→ **The request**
Pictures stay out of the copy; set down each line of the listing below exactly.
==================================================
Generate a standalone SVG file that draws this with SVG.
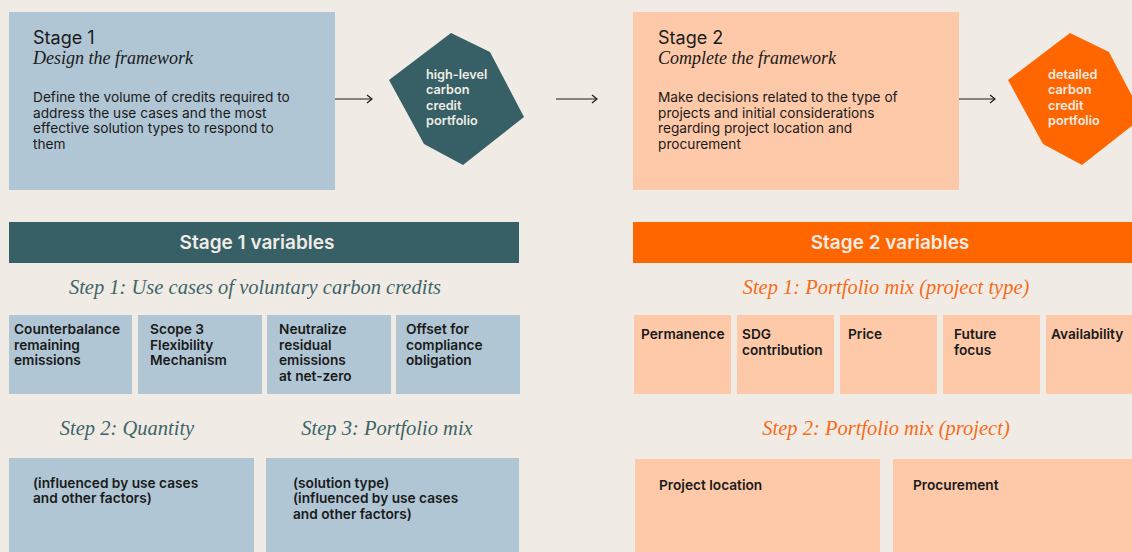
<svg xmlns="http://www.w3.org/2000/svg" width="1132" height="552" viewBox="0 0 1132 552">
<defs>
<marker id="arr" markerWidth="10" markerHeight="10" refX="8" refY="5" orient="auto" markerUnits="userSpaceOnUse">
<polyline points="3,1 8,5 3,9" fill="none" stroke="#1a1a1a" stroke-width="1.2"/>
</marker>
<style>
.bg{fill:#f0ece5}
.blue{fill:#b0c6d4}
.peach{fill:#fec9a8}
.teal{fill:#365f66}
.orange{fill:#ff6600}
.sans{font-family:Inter,"Liberation Sans",Arial,sans-serif;fill:#1a1a1a}
.h{font-size:18px}
.body{font-size:13.7px}
.b{font-weight:600;font-size:13.7px}
.it{font-family:"Liberation Serif","Times New Roman",serif;font-style:italic}
.sub{font-size:18px;fill:#1a1a1a}
.step{font-size:20.5px;text-anchor:middle}
.stept{fill:#3e6468}
.stepo{fill:#f96a17}
.bar{font-family:Inter,"Liberation Sans",Arial,sans-serif;font-weight:600;font-size:19px;fill:#f0ece5;text-anchor:middle}
.hex{font-family:Inter,"Liberation Sans",Arial,sans-serif;font-weight:600;font-size:12.7px;fill:#f0ece5}
.conn{stroke:#1a1a1a;stroke-width:1.2;fill:none}
</style>
</defs>
<rect class="bg" x="0" y="0" width="1132" height="552"/>

<g id="stage1">
<rect class="blue" x="9" y="12" width="326" height="178"/>
<text class="sans h" x="33" y="44">Stage 1</text>
<text class="it sub" x="33" y="64">Design the framework</text>
<text class="sans body" x="33" y="102">Define the volume of credits required to</text>
<text class="sans body" x="33" y="118">address the use cases and the most</text>
<text class="sans body" x="33" y="133">effective solution types to respond to</text>
<text class="sans body" x="33" y="149">them</text>
</g>

<g id="portfolio1">
<polygon class="teal" points="451,33 490,52 524,117 463,165 424,144 389,80"/>
<text class="hex" x="426" y="79">high-level</text>
<text class="hex" x="426" y="94">carbon</text>
<text class="hex" x="426" y="110">credit</text>
<text class="hex" x="426" y="125">portfolio</text>
</g>

<g id="stage2">
<rect class="peach" x="633" y="12" width="326" height="178"/>
<text class="sans h" x="658" y="44">Stage 2</text>
<text class="it sub" x="658" y="64">Complete the framework</text>
<text class="sans body" x="658" y="102">Make decisions related to the type of</text>
<text class="sans body" x="658" y="118">projects and initial considerations</text>
<text class="sans body" x="658" y="133">regarding project location and</text>
<text class="sans body" x="658" y="149">procurement</text>
</g>

<g id="portfolio2">
<polygon class="orange" points="1070,33 1109,52 1143,117 1082,165 1043,144 1008,80"/>
<text class="hex" x="1048" y="79">detailed</text>
<text class="hex" x="1048" y="94">carbon</text>
<text class="hex" x="1048" y="110">credit</text>
<text class="hex" x="1048" y="125">portfolio</text>
</g>

<g id="connectors">
<line class="conn" x1="335" y1="99" x2="372" y2="99" marker-end="url(#arr)"/>
<line class="conn" x1="556" y1="99" x2="597" y2="99" marker-end="url(#arr)"/>
<line class="conn" x1="959" y1="99" x2="995" y2="99" marker-end="url(#arr)"/>
</g>

<g id="stage1-variables">
<rect class="teal" x="9" y="222" width="510" height="41"/>
<text class="bar" x="257" y="249">Stage 1 variables</text>
<text class="it step stept" x="255" y="294">Step 1: Use cases of voluntary carbon credits</text>
</g>

<g id="use-case-1">
<rect class="blue" x="9" y="315" width="123" height="79"/>
<text class="sans b" x="14" y="334">Counterbalance</text>
<text class="sans b" x="14" y="350">remaining</text>
<text class="sans b" x="14" y="365">emissions</text>
</g>
<g id="use-case-2">
<rect class="blue" x="138" y="315" width="124" height="79"/>
<text class="sans b" x="150" y="334">Scope 3</text>
<text class="sans b" x="150" y="350">Flexibility</text>
<text class="sans b" x="150" y="365">Mechanism</text>
</g>
<g id="use-case-3">
<rect class="blue" x="267" y="315" width="124" height="79"/>
<text class="sans b" x="279" y="334">Neutralize</text>
<text class="sans b" x="279" y="350">residual</text>
<text class="sans b" x="279" y="365">emissions</text>
<text class="sans b" x="279" y="381">at net-zero</text>
</g>
<g id="use-case-4">
<rect class="blue" x="396" y="315" width="124" height="79"/>
<text class="sans b" x="406" y="334">Offset for</text>
<text class="sans b" x="406" y="350">compliance</text>
<text class="sans b" x="406" y="365">obligation</text>
</g>

<g id="quantity">
<text class="it step stept" x="127" y="435">Step 2: Quantity</text>
<rect class="blue" x="9" y="458" width="245" height="94"/>
<text class="sans b" x="33" y="488">(influenced by use cases</text>
<text class="sans b" x="33" y="503">and other factors)</text>
</g>

<g id="portfolio-mix">
<text class="it step stept" x="387" y="435">Step 3: Portfolio mix</text>
<rect class="blue" x="266" y="458" width="253" height="94"/>
<text class="sans b" x="293" y="488">(solution type)</text>
<text class="sans b" x="293" y="503">(influenced by use cases</text>
<text class="sans b" x="293" y="519">and other factors)</text>
</g>

<g id="stage2-variables">
<rect class="orange" x="633" y="222" width="499" height="41"/>
<text class="bar" x="890" y="249">Stage 2 variables</text>
<text class="it step stepo" x="886" y="294">Step 1: Portfolio mix (project type)</text>
</g>

<g id="permanence">
<rect class="peach" x="634" y="315" width="97" height="79"/>
<text class="sans b" x="641" y="339">Permanence</text>
</g>
<g id="sdg">
<rect class="peach" x="737" y="315" width="97" height="79"/>
<text class="sans b" x="742" y="339">SDG</text>
<text class="sans b" x="742" y="355">contribution</text>
</g>
<g id="price">
<rect class="peach" x="840" y="315" width="97" height="79"/>
<text class="sans b" x="848" y="339">Price</text>
</g>
<g id="future-focus">
<rect class="peach" x="943" y="315" width="97" height="79"/>
<text class="sans b" x="954" y="339">Future</text>
<text class="sans b" x="954" y="355">focus</text>
</g>
<g id="availability">
<rect class="peach" x="1046" y="315" width="90" height="79"/>
<text class="sans b" x="1051" y="339">Availability</text>
</g>

<g id="project">
<text class="it step stepo" x="886" y="435">Step 2: Portfolio mix (project)</text>
</g>
<g id="project-location">
<rect class="peach" x="635" y="459" width="245" height="93"/>
<text class="sans b" x="659" y="490">Project location</text>
</g>
<g id="procurement">
<rect class="peach" x="893" y="459" width="239" height="93"/>
<text class="sans b" x="913" y="490">Procurement</text>
</g>
</svg>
==================================================
→ **Full answer**
Generate a standalone SVG file that draws this with SVG.
<svg xmlns="http://www.w3.org/2000/svg" width="1132" height="552" viewBox="0 0 1132 552">
<defs>
<marker id="arr" markerWidth="10" markerHeight="10" refX="8" refY="5" orient="auto" markerUnits="userSpaceOnUse">
<polyline points="3,1 8,5 3,9" fill="none" stroke="#1a1a1a" stroke-width="1.2"/>
</marker>
<style>
.bg{fill:#f0ece5}
.blue{fill:#b0c6d4}
.peach{fill:#fec9a8}
.teal{fill:#365f66}
.orange{fill:#ff6600}
.sans{font-family:Inter,"Liberation Sans",Arial,sans-serif;fill:#1a1a1a}
.h{font-size:18px}
.body{font-size:13.7px}
.b{font-weight:600;font-size:13.7px}
.it{font-family:"Liberation Serif","Times New Roman",serif;font-style:italic}
.sub{font-size:18px;fill:#1a1a1a}
.step{font-size:20.5px;text-anchor:middle}
.stept{fill:#3e6468}
.stepo{fill:#f96a17}
.bar{font-family:Inter,"Liberation Sans",Arial,sans-serif;font-weight:600;font-size:19px;fill:#f0ece5;text-anchor:middle}
.hex{font-family:Inter,"Liberation Sans",Arial,sans-serif;font-weight:600;font-size:12.7px;fill:#f0ece5}
.conn{stroke:#1a1a1a;stroke-width:1.2;fill:none}
</style>
</defs>
<rect class="bg" x="0" y="0" width="1132" height="552"/>

<g id="stage1">
<rect class="blue" x="9" y="12" width="326" height="178"/>
<text class="sans h" x="33" y="44">Stage 1</text>
<text class="it sub" x="33" y="64">Design the framework</text>
<text class="sans body" x="33" y="102">Define the volume of credits required to</text>
<text class="sans body" x="33" y="118">address the use cases and the most</text>
<text class="sans body" x="33" y="133">effective solution types to respond to</text>
<text class="sans body" x="33" y="149">them</text>
</g>

<g id="portfolio1">
<polygon class="teal" points="451,33 490,52 524,117 463,165 424,144 389,80"/>
<text class="hex" x="426" y="79">high-level</text>
<text class="hex" x="426" y="94">carbon</text>
<text class="hex" x="426" y="110">credit</text>
<text class="hex" x="426" y="125">portfolio</text>
</g>

<g id="stage2">
<rect class="peach" x="633" y="12" width="326" height="178"/>
<text class="sans h" x="658" y="44">Stage 2</text>
<text class="it sub" x="658" y="64">Complete the framework</text>
<text class="sans body" x="658" y="102">Make decisions related to the type of</text>
<text class="sans body" x="658" y="118">projects and initial considerations</text>
<text class="sans body" x="658" y="133">regarding project location and</text>
<text class="sans body" x="658" y="149">procurement</text>
</g>

<g id="portfolio2">
<polygon class="orange" points="1070,33 1109,52 1143,117 1082,165 1043,144 1008,80"/>
<text class="hex" x="1048" y="79">detailed</text>
<text class="hex" x="1048" y="94">carbon</text>
<text class="hex" x="1048" y="110">credit</text>
<text class="hex" x="1048" y="125">portfolio</text>
</g>

<g id="connectors">
<line class="conn" x1="335" y1="99" x2="372" y2="99" marker-end="url(#arr)"/>
<line class="conn" x1="556" y1="99" x2="597" y2="99" marker-end="url(#arr)"/>
<line class="conn" x1="959" y1="99" x2="995" y2="99" marker-end="url(#arr)"/>
</g>

<g id="stage1-variables">
<rect class="teal" x="9" y="222" width="510" height="41"/>
<text class="bar" x="257" y="249">Stage 1 variables</text>
<text class="it step stept" x="255" y="294">Step 1: Use cases of voluntary carbon credits</text>
</g>

<g id="use-case-1">
<rect class="blue" x="9" y="315" width="123" height="79"/>
<text class="sans b" x="14" y="334">Counterbalance</text>
<text class="sans b" x="14" y="350">remaining</text>
<text class="sans b" x="14" y="365">emissions</text>
</g>
<g id="use-case-2">
<rect class="blue" x="138" y="315" width="124" height="79"/>
<text class="sans b" x="150" y="334">Scope 3</text>
<text class="sans b" x="150" y="350">Flexibility</text>
<text class="sans b" x="150" y="365">Mechanism</text>
</g>
<g id="use-case-3">
<rect class="blue" x="267" y="315" width="124" height="79"/>
<text class="sans b" x="279" y="334">Neutralize</text>
<text class="sans b" x="279" y="350">residual</text>
<text class="sans b" x="279" y="365">emissions</text>
<text class="sans b" x="279" y="381">at net-zero</text>
</g>
<g id="use-case-4">
<rect class="blue" x="396" y="315" width="124" height="79"/>
<text class="sans b" x="406" y="334">Offset for</text>
<text class="sans b" x="406" y="350">compliance</text>
<text class="sans b" x="406" y="365">obligation</text>
</g>

<g id="quantity">
<text class="it step stept" x="127" y="435">Step 2: Quantity</text>
<rect class="blue" x="9" y="458" width="245" height="94"/>
<text class="sans b" x="33" y="488">(influenced by use cases</text>
<text class="sans b" x="33" y="503">and other factors)</text>
</g>

<g id="portfolio-mix">
<text class="it step stept" x="387" y="435">Step 3: Portfolio mix</text>
<rect class="blue" x="266" y="458" width="253" height="94"/>
<text class="sans b" x="293" y="488">(solution type)</text>
<text class="sans b" x="293" y="503">(influenced by use cases</text>
<text class="sans b" x="293" y="519">and other factors)</text>
</g>

<g id="stage2-variables">
<rect class="orange" x="633" y="222" width="499" height="41"/>
<text class="bar" x="890" y="249">Stage 2 variables</text>
<text class="it step stepo" x="886" y="294">Step 1: Portfolio mix (project type)</text>
</g>

<g id="permanence">
<rect class="peach" x="634" y="315" width="97" height="79"/>
<text class="sans b" x="641" y="339">Permanence</text>
</g>
<g id="sdg">
<rect class="peach" x="737" y="315" width="97" height="79"/>
<text class="sans b" x="742" y="339">SDG</text>
<text class="sans b" x="742" y="355">contribution</text>
</g>
<g id="price">
<rect class="peach" x="840" y="315" width="97" height="79"/>
<text class="sans b" x="848" y="339">Price</text>
</g>
<g id="future-focus">
<rect class="peach" x="943" y="315" width="97" height="79"/>
<text class="sans b" x="954" y="339">Future</text>
<text class="sans b" x="954" y="355">focus</text>
</g>
<g id="availability">
<rect class="peach" x="1046" y="315" width="90" height="79"/>
<text class="sans b" x="1051" y="339">Availability</text>
</g>

<g id="project">
<text class="it step stepo" x="886" y="435">Step 2: Portfolio mix (project)</text>
</g>
<g id="project-location">
<rect class="peach" x="635" y="459" width="245" height="93"/>
<text class="sans b" x="659" y="490">Project location</text>
</g>
<g id="procurement">
<rect class="peach" x="893" y="459" width="239" height="93"/>
<text class="sans b" x="913" y="490">Procurement</text>
</g>
</svg>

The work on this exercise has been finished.